Anyone familiar with Henry Hazlitt’s classic Economics in One Lesson (pdf) knows about the “broken window fallacy” in economics. The fallacy lies in thinking that the destruction of wealth that occurs in natural and manmade disasters has a silver lining: the economic activity prompted by the need to rebuild. What is overlooked is how the resources used in rebuilding would have been used had the destruction not occurred.
Frédéric Bastiat exposed the fallacy more than 150 years ago, and yet many people who should know better apparently never got the memo. One of the latest examples of “the blessings of destruction” analysis comes from Paul Krugman, the 2008 Nobel winner in economics:
[T]he nuclear catastrophe could end up being expansionary, if not for Japan then at least for the world as a whole. If this sounds crazy, well, liquidity-trap economics is like that — remember, World War II ended the Great Depression.
So Japan is hit with three catastrophes, a massive and powerful earthquake, a tsunami, and radiation-spewing meltdowns at a nuclear power plant — and this is considered “expansionary”? If one wishes to understand the intellectual bankruptcy of modern macroeconomic thinking, Krugman provides material.
Krugman Not Alone
However, what the great Walter Williams calls “economic lunacy” is not limited to Krugman. Others are following suit, claiming that the destruction of property in Japan actually is a positive thing, economically speaking. Williams first points out what other “respected” economists have written:
Economic lunacy abounds, and often the most learned, including Nobel Laureates, are its primary victims. The most recent example of economic lunacy is found in a Huffington Post article titled “The Silver Lining of Japan’s Quake” written by Nathan Gardels, editor of New Perspectives Quarterly, who has also written articles for The Wall Street Journal, Los Angeles Times, New York Times, and Washington Post.

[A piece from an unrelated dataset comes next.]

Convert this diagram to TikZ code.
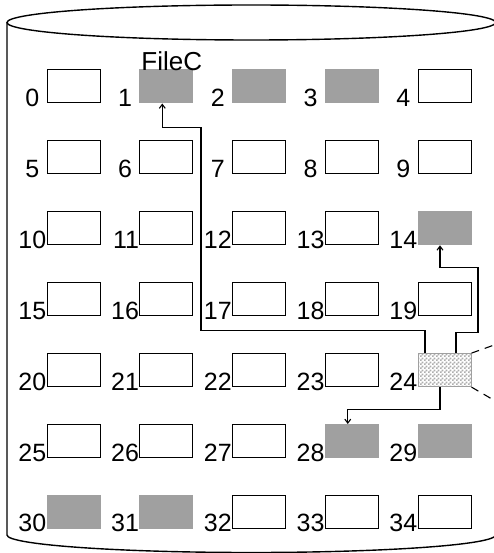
\documentclass[tikz,border=0pt]{standalone}
\usepackage{fontspec}
\newfontfamily\arialfont{Liberation Sans}
\usepackage{tikz}
\usetikzlibrary{arrows.meta, patterns, calc}
\definecolor{blockgray}{HTML}{A0A0A0}
\pgfdeclarepatternformonly{finechecker}{\pgfqpoint{0pt}{0pt}}{\pgfqpoint{4pt}{4pt}}{\pgfqpoint{4pt}{4pt}}{
  \pgfpathrectangle{\pgfpointorigin}{\pgfqpoint{2pt}{2pt}}
  \pgfpathrectangle{\pgfqpoint{2pt}{2pt}}{\pgfqpoint{2pt}{2pt}}
  \pgfusepath{fill}
}
\newcommand{\gap}{\kern7pt}
\tikzset{
  slot/.style={
    draw=black, line width=1pt, fill=white, inner sep=0pt,
    minimum width=53pt, minimum height=33pt
  },
  slotused/.style={
    slot, draw=blockgray, fill=blockgray
  },
  slotmixed/.style={
    slot, draw=blockgray, pattern=finechecker, pattern color=blockgray!85
  },
  numlabel/.style={
    font=\arialfont\fontsize{25}{25}\selectfont, inner sep=0pt,
    anchor=base east, yshift=-3pt
  },
  filelabel/.style={
    font=\arialfont\fontsize{26}{26}\selectfont, inner sep=0pt,
    anchor=base west, xshift=2pt, yshift=-1pt
  },
  drumline/.style={line width=1.4pt},
  linkarrow/.style={-{Straight Barb[length=4pt, width=6pt]}, line width=1.1pt},
  zoomline/.style={line width=1.1pt, dash pattern=on 8pt off 6pt},
}

\begin{document}
\begin{tikzpicture}[x=1pt, y=-1pt]
  \useasboundingbox (0,0) rectangle (493,553);

  % === Drum ===
  \draw[drumline] (251.25,22.5) ellipse [x radius=244.25pt, y radius=17.5pt];
  \draw[drumline] (7,22.5) -- (7,535)
    arc[start angle=180, end angle=360, x radius=244.25pt, y radius=17.5pt] -- (495.5,22.5);

  % === Blocks, row 0 ===
  \node[slot, label={[numlabel]south west:{0\gap}}] (b0) at (73.5,86.5) {};
  \node[slotused, label={[numlabel]south west:{1\gap}}, label={[filelabel]north west:FileC}] (b1) at (166.25,86.5) {};
  \node[slotused, label={[numlabel]south west:{2\gap}}] (b2) at (259,86.5) {};
  \node[slotused, label={[numlabel]south west:{3\gap}}] (b3) at (351.75,86.5) {};
  \node[slot, label={[numlabel]south west:{4\gap}}] (b4) at (444.5,86.5) {};

  % === Row 1 ===
  \node[slot, label={[numlabel]south west:{5\gap}}] (b5) at (73.5,157.4) {};
  \node[slot, label={[numlabel]south west:{6\gap}}] (b6) at (166.25,157.4) {};
  \node[slot, label={[numlabel]south west:{7\gap}}] (b7) at (259,157.4) {};
  \node[slot, label={[numlabel]south west:{8\gap}}] (b8) at (351.75,157.4) {};
  \node[slot, label={[numlabel]south west:{9\gap}}] (b9) at (444.5,157.4) {};

  % === Row 2 ===
  \node[slot, label={[numlabel]south west:10}] (b10) at (73.5,228.3) {};
  \node[slot, label={[numlabel]south west:11}] (b11) at (166.25,228.3) {};
  \node[slot, label={[numlabel]south west:12}] (b12) at (259,228.3) {};
  \node[slot, label={[numlabel]south west:13}] (b13) at (351.75,228.3) {};
  \node[slotused, label={[numlabel]south west:14}] (b14) at (444.5,228.3) {};

  % === Row 3 ===
  \node[slot, label={[numlabel]south west:15}] (b15) at (73.5,299.2) {};
  \node[slot, label={[numlabel]south west:16}] (b16) at (166.25,299.2) {};
  \node[slot, label={[numlabel]south west:17}] (b17) at (259,299.2) {};
  \node[slot, label={[numlabel]south west:18}] (b18) at (351.75,299.2) {};
  \node[slot, label={[numlabel]south west:19}] (b19) at (444.5,299.2) {};

  % === Row 4 ===
  \node[slot, label={[numlabel]south west:20}] (b20) at (73.5,370.1) {};
  \node[slot, label={[numlabel]south west:21}] (b21) at (166.25,370.1) {};
  \node[slot, label={[numlabel]south west:22}] (b22) at (259,370.1) {};
  \node[slot, label={[numlabel]south west:23}] (b23) at (351.75,370.1) {};
  \node[slotmixed, label={[numlabel]south west:24}] (b24) at (444.5,370.1) {};

  % === Row 5 ===
  \node[slot, label={[numlabel]south west:25}] (b25) at (73.5,441) {};
  \node[slot, label={[numlabel]south west:26}] (b26) at (166.25,441) {};
  \node[slot, label={[numlabel]south west:27}] (b27) at (259,441) {};
  \node[slotused, label={[numlabel]south west:28}] (b28) at (351.75,441) {};
  \node[slotused, label={[numlabel]south west:29}] (b29) at (444.5,441) {};

  % === Row 6 ===
  \node[slotused, label={[numlabel]south west:30}] (b30) at (73.5,511.9) {};
  \node[slotused, label={[numlabel]south west:31}] (b31) at (166.25,511.9) {};
  \node[slot, label={[numlabel]south west:32}] (b32) at (259,511.9) {};
  \node[slot, label={[numlabel]south west:33}] (b33) at (351.75,511.9) {};
  \node[slot, label={[numlabel]south west:34}] (b34) at (444.5,511.9) {};

  % === Pointers out of block 24 ===
  \draw[linkarrow] ([xshift=-19.5pt]b24.north) -- ++(0,-23) -| ++(-224,-203) -| ([xshift=-4pt]b1.south);
  \draw[linkarrow] ([xshift=11.5pt]b24.north) -- ++(0,-21) -| ++(22,-65) -| ([xshift=-4.5pt]b14.south);
  \draw[linkarrow] ([xshift=-4.5pt]b24.south) -- ++(0,22) -| ([xshift=-4pt]b28.north);

  % === Zoom lines ===
  \coordinate (zoomtop) at (497,344);
  \coordinate (zoombot) at (497,402);
  \draw[zoomline] (b24.north east) -- (zoomtop);
  \draw[zoomline] (b24.south east) -- (zoombot);

\end{tikzpicture}
\end{document}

Mr. Gardels says, “No one – least of all someone like myself who has experienced the existential terror of California’s regular tremors and knows the big one is coming here next – would minimize the grief, suffering and disruption caused by Japan’s massive earthquake and tsunami. But if one can look past the devastation, there is a silver lining. The need to rebuild a large swath of Japan will create huge opportunities for domestic economic growth, particularly in energy-efficient technologies, while also stimulating global demand and hastening the integration of East Asia…. By taking Japan’s mature economy down a notch, Mother Nature has accomplished what fiscal policy and the central bank could not.”
Harvard University’s Professor Larry Summers, former Obama economic adviser and Bill Clinton’s Treasury secretary, said the disaster “may lead to some temporary increments, ironically, to GDP as a process of rebuilding takes place. In the wake of the earlier Kobe earthquake, Japan actually gained some economic strength.”
Williams quotes Bastiat:
There is only one difference between a bad economist and a good one: the bad economist confines himself to the visible effect; the good economist takes into account both the effect that can be seen and those effects that must be foreseen.
Williams then asks:
Would the Japanese economy face even greater opportunities for economic growth had the earthquake and tsunami also struck Tokyo, Hiroshima, Yokohama and other major cities? Would the 9-11 terrorists have done us an even bigger economic favor had they destroyed buildings in other cities? The belief that society benefits from destruction is lunacy.
Williams’s logic is impeccable, yet time and again such wisdom is overlooked in favor of the folly of Keynesian “logic” on the alleged benefits of spending. As we have seen from those supposedly most learned in economics, formal graduate study of the discipline in some of our most august academic institutions is no guarantee that sound economics will be learned.
No, Japan is not experiencing the blessings of destruction. The Japanese people are going through sheer horror. To spin this tragedy into economic triumph is not just bad economics; it’s an obscenity.